Auxiliary Correspondence Model

This is a bx pattern.

Application Conditions

For bx transformations it is often essential to know which source and target elements are related to each other: for each target element, which source element(s) it has been derived from. This information is needed both for effective change-propagation and to resolve ambiguities when operating a transformation in the reverse direction.

Solution

Define auxiliary entity types and associations which link corresponding source and target elements. These auxiliary elements are used to record the mappings performed by a bx, and to propagate modifications from source to related target elements or vice-versa, when one model changes.

Benefits

The pattern is a significant aid in change-propagation between models, and helps to ensure the correctness of a bx. Feature value changes to a source element s can be propagated to changes to its corresponding target element, and vice-versa, via the links. Deletion of an element in one model may imply deletion of its corresponding element in the other model.

Disadvantages

The correspondence metamodel must be maintained (by the transformation engineer) together with the source and target languages, and the necessary actions in creating and accessing correspondence elements adds complexity to the transformation and adds to its execution time and memory requirements.

Related Patterns

This pattern is a specialisation of the Auxiliary Metamodel pattern.

Examples

This mechanism is a key facility of Triple Graph Grammars (TGG), and correspondence traces are maintained explicitly or implicitly by other MT languages such as QVT-R. This pattern could also be used to record sequences of rules applied, in the case of refactoring or other update-in-place transformations, in order to invert these transformations by applying inverse rules in reverse order (eg., reversing a Pull-up Attribute refactoring by a Push-down Attribute refactoring).

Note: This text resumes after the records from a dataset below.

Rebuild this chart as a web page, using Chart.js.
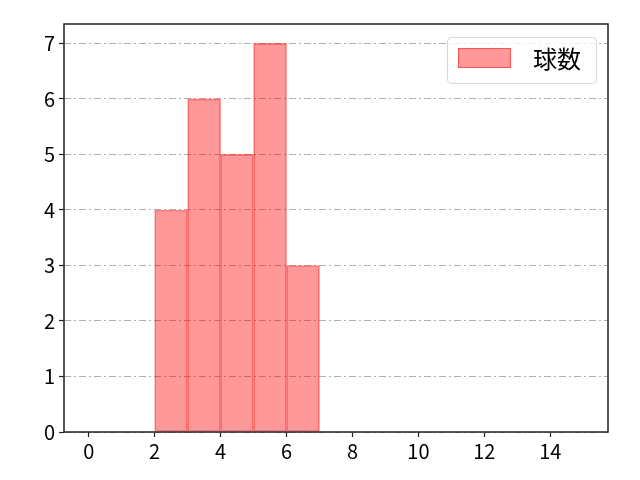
<!DOCTYPE html>
<html>
<head>
<meta charset="utf-8">
<script src="https://cdn.jsdelivr.net/npm/chart.js@4/dist/chart.umd.min.js"></script>
<style>
  html, body { margin: 0; padding: 0; background: #fff; }
  #wrap { width: 640px; height: 480px; }
</style>
</head>
<body>
<div id="wrap"><canvas id="chart1" width="640" height="480"></canvas></div>
<script>
const binStarts = [2, 3, 4, 5, 6];
const counts = [4, 6, 5, 7, 3];
const xTicks = [0, 2, 4, 6, 8, 10, 12, 14];
const yTicks = [0, 1, 2, 3, 4, 5, 6, 7];
const seriesLabel = "球数";

const font = { family: "'Noto Sans CJK JP', 'DejaVu Sans', sans-serif", size: 20 };

const frame = {
    id: "frame",
    afterDraw(chart) {
        const { ctx, chartArea: a } = chart;
        ctx.save();
        ctx.strokeStyle = "#222";
        ctx.lineWidth = 1.5;
        ctx.strokeRect(a.left, a.top, a.right - a.left, a.bottom - a.top);

        // legend box, top right
        const ds = chart.data.datasets[0];
        const w = 149, h = 46;
        const x = a.right - 161, y = a.top + 13;
        ctx.fillStyle = "rgba(255,255,255,0.8)";
        ctx.strokeStyle = "#d6d6d6";
        ctx.lineWidth = 1;
        ctx.beginPath();
        ctx.roundRect(x + 0.5, y + 0.5, w, h, 4);
        ctx.fill();
        ctx.stroke();
        ctx.fillStyle = ds.backgroundColor;
        ctx.strokeStyle = ds.borderColor;
        ctx.fillRect(x + 11, y + 11, 53, 20);
        ctx.strokeRect(x + 11.5, y + 11.5, 52, 19);
        ctx.fillStyle = "#000";
        ctx.font = "24px " + font.family;
        ctx.textBaseline = "middle";
        ctx.fillText(ds.label, x + 86, y + 22);
        ctx.restore();
    },
};

new Chart(document.getElementById("chart1"), {
    type: "bar",
    data: {
        datasets: [
            {
                label: seriesLabel,
                data: binStarts.map((b, i) => ({ x: b + 0.5, y: counts[i] })),
                backgroundColor: "rgba(255, 0, 0, 0.4)",
                borderColor: "rgba(255, 0, 0, 0.45)",
                borderWidth: 1,
                borderSkipped: false,
                barPercentage: 1,
                categoryPercentage: 1,
            },
        ],
    },
    options: {
        responsive: false,
        animation: false,
        layout: { padding: { left: 0, right: 32, top: 24, bottom: 0 } },
        plugins: {
            legend: { display: false },
            tooltip: { enabled: false },
        },
        scales: {
            x: {
                type: "linear",
                offset: false,
                min: -0.75,
                max: 15.75,
                afterBuildTicks: (s) => { s.ticks = xTicks.map((v) => ({ value: v })); },
                afterFit: (s) => { s.height = 48; },
                grid: {
                    offset: false,
                    drawOnChartArea: false,
                    drawTicks: true,
                    tickLength: 5,
                    tickColor: "#222",
                    tickWidth: 1.2,
                },
                border: { display: false },
                ticks: { color: "#000", font, padding: 2, maxRotation: 0 },
            },
            y: {
                min: 0,
                max: 7.35,
                afterBuildTicks: (s) => { s.ticks = yTicks.map((v) => ({ value: v })); },
                afterFit: (s) => { s.width = 64; },
                grid: {
                    color: "#b0b0b0",
                    lineWidth: 1,
                    drawTicks: true,
                    tickLength: 5,
                    tickColor: "#222",
                    tickWidth: 1.2,
                    tickBorderDash: [],
                },
                border: { display: false, dash: [7, 3, 2, 3] },
                ticks: { color: "#000", font, padding: 4 },
            },
        },
    },
    plugins: [frame],
});
</script>
</body>
</html>
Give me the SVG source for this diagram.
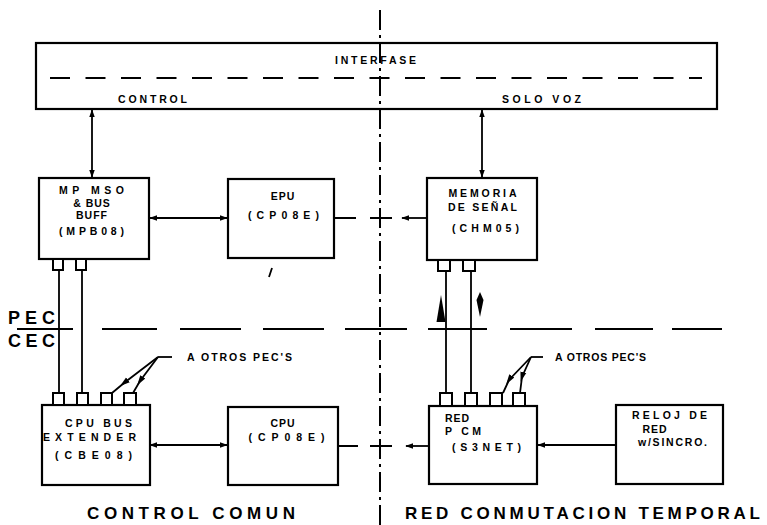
<svg xmlns="http://www.w3.org/2000/svg" width="767" height="525" viewBox="0 0 767 525">
<defs>
<marker id="ah" viewBox="0 0 10 10" refX="9" refY="5" markerWidth="8" markerHeight="8" markerUnits="userSpaceOnUse" orient="auto-start-reverse">
<path d="M0,1.5 L10,5 L0,8.5 Z" fill="#000"/>
</marker>
<marker id="am" viewBox="0 0 10 10" refX="5" refY="5" markerWidth="10" markerHeight="10" markerUnits="userSpaceOnUse" orient="auto">
<path d="M0,2 L10,5 L0,8 Z" fill="#000"/>
</marker>
<style>
.box{fill:#fff;stroke:#000;stroke-width:2.2}
.port{fill:#fff;stroke:#000;stroke-width:2}
.ln{fill:none;stroke:#000;stroke-width:1.8}
.dd{fill:none;stroke:#000;stroke-width:2}
.t{font-family:"Liberation Sans",Arial,sans-serif;font-weight:bold;font-size:10.5px;fill:#000;letter-spacing:1px}
.tc{text-anchor:middle}
.big{font-family:"Liberation Sans",Arial,sans-serif;font-weight:bold;font-size:17px;fill:#000}
.pec{font-family:"Liberation Sans",Arial,sans-serif;font-weight:bold;font-size:18px;fill:#000}
</style>
</defs>
<rect width="767" height="525" fill="#fff"/>

<g id="interfase">
<rect class="box" x="36" y="43" width="681" height="66"/>
<line x1="50" y1="78" x2="702" y2="78" stroke="#000" stroke-width="2" stroke-dasharray="20 15.5"/>
<text class="t tc" x="376" y="64" textLength="82" lengthAdjust="spacing">INTERFASE</text>
<text class="t tc" x="153" y="103" textLength="70" lengthAdjust="spacing">CONTROL</text>
<text class="t tc" x="542" y="103" textLength="80" lengthAdjust="spacing">SOLO VOZ</text>
</g>

<g id="divisions">
<line x1="380" y1="10" x2="380" y2="525" stroke="#000" stroke-width="2" stroke-dasharray="20 5 3 5"/>
<path class="dd" d="M17,329 H73 M102,329 H157 M180,329 H241 M263,329 H324 M345,329 H407 M428,329 H487 M510,329 H572 M595,329 H653 M672,329 H722"/>
<text class="pec" x="8" y="324" textLength="47" lengthAdjust="spacing">PEC</text>
<text class="pec" x="8" y="347" textLength="47" lengthAdjust="spacing">CEC</text>
<text class="big" x="87" y="519" textLength="208" lengthAdjust="spacing">CONTROL  COMUN</text>
<text class="big" x="405" y="519" textLength="355" lengthAdjust="spacing">RED CONMUTACION TEMPORAL</text>
</g>

<g id="mp">
<rect class="box" x="39" y="178" width="110" height="81"/>
<rect class="port" x="53" y="259" width="10" height="11"/>
<rect class="port" x="76" y="259" width="10" height="11"/>
<text class="t tc" x="92" y="194" textLength="66" lengthAdjust="spacing">MP MSO</text>
<text class="t tc" x="92" y="207">&amp; BUS</text>
<text class="t tc" x="92" y="219">BUFF</text>
<text class="t tc" x="92" y="235" textLength="66" lengthAdjust="spacing">(MPB08)</text>
</g>

<g id="epu">
<rect class="box" x="228" y="179" width="106" height="79"/>
<text class="t tc" x="283" y="200">EPU</text>
<text class="t tc" x="284" y="219" textLength="72" lengthAdjust="spacing">(CP08E)</text>
</g>

<g id="memoria">
<rect class="box" x="427" y="178" width="110" height="82"/>
<rect class="port" x="438" y="260" width="12" height="11"/>
<rect class="port" x="463" y="260" width="12" height="11"/>
<text class="t tc" x="483" y="197" textLength="69" lengthAdjust="spacing">MEMORIA</text>
<text class="t tc" x="483" y="211" textLength="70" lengthAdjust="spacing">DE SEÑAL</text>
<text class="t tc" x="486" y="232" textLength="68" lengthAdjust="spacing">(CHM05)</text>
</g>

<g id="cbe">
<rect class="box" x="42" y="405" width="108" height="80"/>
<rect class="port" x="53" y="393" width="11" height="12"/>
<rect class="port" x="77" y="393" width="11" height="12"/>
<rect class="port" x="101" y="393" width="11" height="12"/>
<rect class="port" x="124" y="393" width="12" height="12"/>
<text class="t tc" x="99" y="427" textLength="68" lengthAdjust="spacing">CPU BUS</text>
<text class="t tc" x="90" y="441" textLength="94" lengthAdjust="spacing">EXTENDER</text>
<text class="t tc" x="94" y="459" textLength="78" lengthAdjust="spacing">(CBE08)</text>
</g>

<g id="cpu">
<rect class="box" x="228" y="407" width="110" height="78"/>
<text class="t tc" x="283" y="427">CPU</text>
<text class="t tc" x="287" y="441" textLength="77" lengthAdjust="spacing">(CP08E)</text>
</g>

<g id="redpcm">
<rect class="box" x="429" y="406" width="108" height="78"/>
<rect class="port" x="440" y="393" width="12" height="13"/>
<rect class="port" x="465" y="393" width="12" height="13"/>
<rect class="port" x="490" y="393" width="12" height="13"/>
<rect class="port" x="513" y="393" width="12" height="13"/>
<text class="t" x="445" y="422" textLength="25" lengthAdjust="spacing">RED</text>
<text class="t" x="445" y="435" textLength="37" lengthAdjust="spacing">P CM</text>
<text class="t" x="452" y="451" textLength="70" lengthAdjust="spacing">(S3NET)</text>
</g>

<g id="reloj">
<rect class="box" x="616" y="405" width="107" height="79"/>
<text class="t tc" x="670" y="419" textLength="76" lengthAdjust="spacing">RELOJ DE</text>
<text class="t tc" x="655" y="433">RED</text>
<text class="t tc" x="673" y="446" textLength="70" lengthAdjust="spacing">w/SINCRO.</text>
</g>

<g id="connectors">
<line class="ln" x1="92" y1="110" x2="92" y2="177" marker-start="url(#ah)" marker-end="url(#ah)"/>
<line class="ln" x1="482" y1="110" x2="482" y2="177" marker-start="url(#ah)" marker-end="url(#ah)"/>
<line class="ln" x1="150" y1="218" x2="227" y2="218" marker-start="url(#ah)" marker-end="url(#ah)"/>
<path class="ln" d="M334,218 H356 M370,218 H392"/>
<line class="ln" x1="427" y1="218" x2="402" y2="218" marker-end="url(#ah)"/>
<line class="ln" x1="150" y1="445" x2="227" y2="445" marker-start="url(#ah)" marker-end="url(#ah)"/>
<path class="ln" d="M338,446 H358 M370,446 H392"/>
<line class="ln" x1="429" y1="446" x2="406" y2="446" marker-end="url(#ah)"/>
<line class="ln" x1="616" y1="445" x2="538" y2="445" marker-end="url(#ah)"/>
<path class="ln" d="M59,270 V393 M82,270 V393 M446,271 V393 M471,271 V393"/>
<path d="M441,295 L436.5,322 L445.5,322 Z" fill="#000"/>
<path d="M480,292 L483.5,300 L480,317 L476.5,300 Z" fill="#000"/>
<path class="ln" d="M172,357 H158"/>
<path class="ln" d="M158,357 L124,383 L112,393" marker-mid="url(#am)"/>
<path class="ln" d="M158,357 L140,381 L133,393" marker-mid="url(#am)"/>
<path class="ln" d="M543,357 H531"/>
<path class="ln" d="M531,357 L509,380 L503,393" marker-mid="url(#am)"/>
<path class="ln" d="M531,357 L522,377 L520,393" marker-mid="url(#am)"/>
<path class="ln" d="M272,268 L269,277"/>
</g>

<g id="labels">
<text class="t" x="187" y="361" textLength="106" lengthAdjust="spacing">A OTROS PEC'S</text>
<text class="t" x="555" y="361" textLength="92" lengthAdjust="spacing">A OTROS PEC'S</text>
</g>
</svg>
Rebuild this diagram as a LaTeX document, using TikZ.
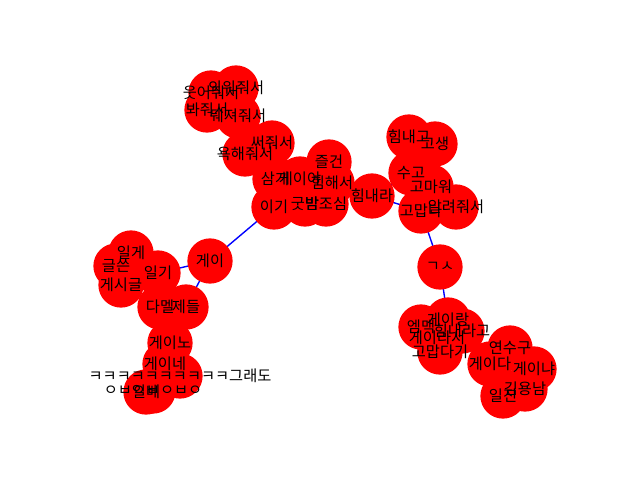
\documentclass[tikz,border=0pt]{standalone}
\usepackage{fontspec}
\newfontfamily\krfont{Noto Sans CJK KR}
\pgfdeclarelayer{bg}
\pgfsetlayers{bg,main}
\begin{document}
\begin{tikzpicture}[x=0.72pt,y=-0.72pt,
  dot/.style={circle,fill=red,draw=none,minimum size=32.6pt,inner sep=0pt},
  lab/.style={font=\krfont\fontsize{11pt}{12pt}\selectfont,text=black,inner sep=0pt},
  edge/.style={blue,line width=1pt}]
\useasboundingbox (0,0) rectangle (640,480);
\foreach \n/\px/\py in {a1/236/88,a2/211/93,a3/207/110,a4/238/116,a5/272/143,a6/245/154,
  b1/275/179,b2/300/179,b3/329/162,b4/332/183,b5/274/207,b6/305/204,b7/326/204,b8/372/196,
  c1/409/137,c2/435/144,c3/411/173,c4/431/187,c5/421/211,c6/456/207,
  d1/440/267,d2/448/320,d3/421/327,d4/462/331,d5/437/338,d6/440/352,d7/510/348,d8/490/364,d9/534/369,d10/525/389,d11/503/396,
  e1/210/261,e2/131/253,e3/116/266,e4/121/285,e5/158/273,e6/160/307,e7/186/307,e8/170/343,e9/165/364,e10/180/376,e11/153/391,e12/146/392}
  \node[dot] (\n) at (\px,\py) {};
\begin{pgfonlayer}{bg}
\foreach \u/\v in {a1/a2,a2/a3,a3/a4,a4/a6,a6/a5,a5/b2,
  b1/b2,b2/b3,b2/b4,b1/b5,b5/b6,b6/b7,b4/b8,b5/e1,
  b8/c3,b8/c5,c1/c2,c1/c3,c3/c4,c4/c5,c5/c6,c5/d1,
  d1/d2,d2/d3,d2/d4,d2/d5,d5/d6,d4/d8,d8/d7,d8/d11,d11/d10,d10/d9,
  e1/e5,e1/e7,e5/e2,e2/e3,e3/e4,e7/e6,e6/e8,e8/e9,e9/e10,e10/e11,e11/e12}
  \draw[edge] (\u.center) -- (\v.center);
\end{pgfonlayer}
\node[lab] (ta1) at (a1) {외워줘서};
\node[lab] (ta2) at (a2) {웃어줘서};
\node[lab] (ta3) at (a3) {봐줘서};
\node[lab] (ta4) at (a4) {뒈져줘서};
\node[lab] (ta5) at (a5) {써줘서};
\node[lab] (ta6) at (a6) {욕해줘서};
\node[lab] (tb1) at (b1) {삼게};
\node[lab] (tb2) at (b2) {게이야};
\node[lab] (tb3) at (b3) {즐건};
\node[lab] (tb4) at (b4) {힘해서};
\node[lab] (tb5) at (b5) {이기};
\node[lab] (tb6) at (b6) {굿밤};
\node[lab] (tb7) at (b7) {밤조심};
\node[lab] (tb8) at (b8) {힘내라};
\node[lab] (tc1) at (c1) {힘내고};
\node[lab] (tc2) at (c2) {고생};
\node[lab] (tc3) at (c3) {수고};
\node[lab] (tc4) at (c4) {고마워};
\node[lab] (tc5) at (c5) {고맙다};
\node[lab] (tc6) at (c6) {알려줘서};
\node[lab] (td1) at (d1) {ㄱㅅ};
\node[lab] (td2) at (d2) {게이랑};
\node[lab] (td3) at (d3) {엠맥};
\node[lab] (td4) at (d4) {힘내라고};
\node[lab] (td5) at (d5) {게이라서};
\node[lab] (td6) at (d6) {고맙다기};
\node[lab] (td7) at (d7) {연수구};
\node[lab] (td8) at (d8) {게이다};
\node[lab] (td9) at (d9) {게이냐};
\node[lab] (td10) at (d10) {김용남};
\node[lab] (td11) at (d11) {일진};
\node[lab] (te1) at (e1) {게이};
\node[lab] (te2) at (e2) {일게};
\node[lab] (te3) at (e3) {글쓴};
\node[lab] (te4) at (e4) {게시글};
\node[lab] (te5) at (e5) {일기};
\node[lab] (te6) at (e6) {다멜};
\node[lab] (te7) at (e7) {제들};
\node[lab] (te8) at (e8) {게이노};
\node[lab] (te9) at (e9) {게이네};
\node[lab] (te10) at (e10) {ㅋㅋㅋㅋㅋㅋㅋㅋㅋㅋ그래도};
\node[lab] (te11) at (e11) {ㅇㅂㅇㅂㅇㅂㅇ};
\node[lab] (te12) at (e12) {일베};
\end{tikzpicture}
\end{document}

In UML-RSDS the pattern is applied by introducing auxiliary attributes into source and target language entity types. These attributes are primary key/identity attributes for the entity types, and are used to record source-target element correspondences. Target element t : Tj is considered to correspond to source element(s) s1 : S1, ..., sn : Sn if they all have the same primary key values: t.idTj = s1.idS1, etc. The identity attributes are usually String-valued.

The existence of identity attributes facilitates element lookup by using the Object Indexing pattern, which defines maps from String to each entity type, permitting elements to be retrieved by the value of their identity attribute: Tj[v] denotes the Tj instance t with t.idTj = v if v is a single String value, or the collection of Tj instances t with v->includes(t.idTj) if v is a collection.

The pattern can be used to define source-target propagation and incremental application of a transformation tau.